One thing that I commonly do in Go is to structure a project such that it encapsulates several command line programs (servers, clients, utilites, whatever) that are front-ends for a set of libraries in the repository. For example, my goutils repository is structured roughly as follows:

~/src/github.com/kisom/goutils
[2017-09-01T10:44:42 PDT] (0) <straka:kyle> $ tree -d
.
├── assert
│   └── assert.go
├── cmd
│   ├── atping
│   │   ├── main.go
│   │   └── README
│   ├── certchain
│   │   ├── certchain.go
│   │   └── README
│   ├── certdump
│   │   ├── certdump.go
│   │   ├── README
│   │   └── util.go
│   │...
├── dataspec
│   ├── dataspec.go
├── die
│   ├── die.go
│   └── README.md
├── doc.go
├── fileutil
│   └── fileutil.go
├── lib
│   ├── defs.go
│   ├── ftime_bsd.go
│   ├── ftime_unix.go
│   └── lib.go
|...

33 directories, 73 files

The cmd directory houses a number of small purpose-built programs that do a specific thing, typically encapsulating specific functionality from one of the libraries or having a common library to share between the programs. With the default Go workflow, if I run go build over this repo (e.g. via go build ./...), all the source files inside the directory are build, and for command line programs, the parent directory's base name is taken as the name for the resulting executable.
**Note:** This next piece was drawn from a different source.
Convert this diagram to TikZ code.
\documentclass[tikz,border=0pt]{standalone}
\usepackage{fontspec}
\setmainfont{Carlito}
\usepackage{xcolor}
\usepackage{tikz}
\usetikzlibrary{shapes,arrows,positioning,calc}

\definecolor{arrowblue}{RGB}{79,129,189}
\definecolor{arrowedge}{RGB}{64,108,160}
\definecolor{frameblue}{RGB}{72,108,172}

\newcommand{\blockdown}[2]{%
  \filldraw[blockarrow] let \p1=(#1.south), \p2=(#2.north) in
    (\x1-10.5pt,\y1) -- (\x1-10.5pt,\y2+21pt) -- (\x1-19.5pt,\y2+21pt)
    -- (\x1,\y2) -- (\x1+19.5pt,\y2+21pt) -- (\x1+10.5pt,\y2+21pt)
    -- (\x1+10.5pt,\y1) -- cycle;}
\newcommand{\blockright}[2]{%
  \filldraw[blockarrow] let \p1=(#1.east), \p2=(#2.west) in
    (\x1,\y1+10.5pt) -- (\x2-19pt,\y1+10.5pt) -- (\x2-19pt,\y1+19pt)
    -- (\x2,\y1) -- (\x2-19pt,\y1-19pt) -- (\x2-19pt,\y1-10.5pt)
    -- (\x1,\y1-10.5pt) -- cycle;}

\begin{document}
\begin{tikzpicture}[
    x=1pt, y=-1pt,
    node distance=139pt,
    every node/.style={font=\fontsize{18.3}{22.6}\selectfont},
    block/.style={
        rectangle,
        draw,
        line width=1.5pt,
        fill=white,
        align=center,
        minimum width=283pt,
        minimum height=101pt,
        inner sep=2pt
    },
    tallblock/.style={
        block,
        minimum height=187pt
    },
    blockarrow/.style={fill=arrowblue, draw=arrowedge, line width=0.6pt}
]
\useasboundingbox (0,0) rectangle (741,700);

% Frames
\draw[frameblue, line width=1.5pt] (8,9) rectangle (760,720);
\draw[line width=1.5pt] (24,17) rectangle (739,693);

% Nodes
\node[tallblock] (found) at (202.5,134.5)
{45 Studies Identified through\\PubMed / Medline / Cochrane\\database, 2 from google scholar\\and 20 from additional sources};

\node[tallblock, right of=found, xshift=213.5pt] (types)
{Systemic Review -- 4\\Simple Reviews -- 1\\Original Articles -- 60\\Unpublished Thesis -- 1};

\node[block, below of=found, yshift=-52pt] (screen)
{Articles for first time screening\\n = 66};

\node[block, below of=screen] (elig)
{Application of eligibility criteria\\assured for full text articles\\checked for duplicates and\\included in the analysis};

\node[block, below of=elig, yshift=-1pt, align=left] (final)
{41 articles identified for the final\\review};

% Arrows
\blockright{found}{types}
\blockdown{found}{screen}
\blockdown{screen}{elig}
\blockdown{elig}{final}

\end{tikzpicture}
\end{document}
I was trying to figure out how to do this in Rust; here's what I've figured out.

  1. You can have a src/bin directory; everything is build as the name of its .rs file. For example, I would have src/bin/{atping,certchain,certdump} from the above listing.
  2. You can specify libraries in the Cargo.toml manifest.

Here's an example of a tree now:

~/code/rust/rust-tools
[2017-09-01T11:38:27 PDT] (0) <straka:kyle> $ tree
.
├── Cargo.lock
├── Cargo.toml
└── src
    ├── bin
    │   ├── cbacklight.rs
    │   └── netcheck.rs
    ├── lib.rs
    └── version
        └── mod.rs

3 directories, 6 files

I'm not sure this is the right choice. I think you can specify a number of libraries, and maybe that's better. To use the libraries, I added the following to the top of src/bin/*.rs:

// this is the name of the project from the Cargo manifest.
extern create rust_tools;

use rust_tools::*;

I had to change the name of the project from "rust-tools" to "rust_tools" because Cargo can't import the former.

I think this effectively does what I wanted it to do.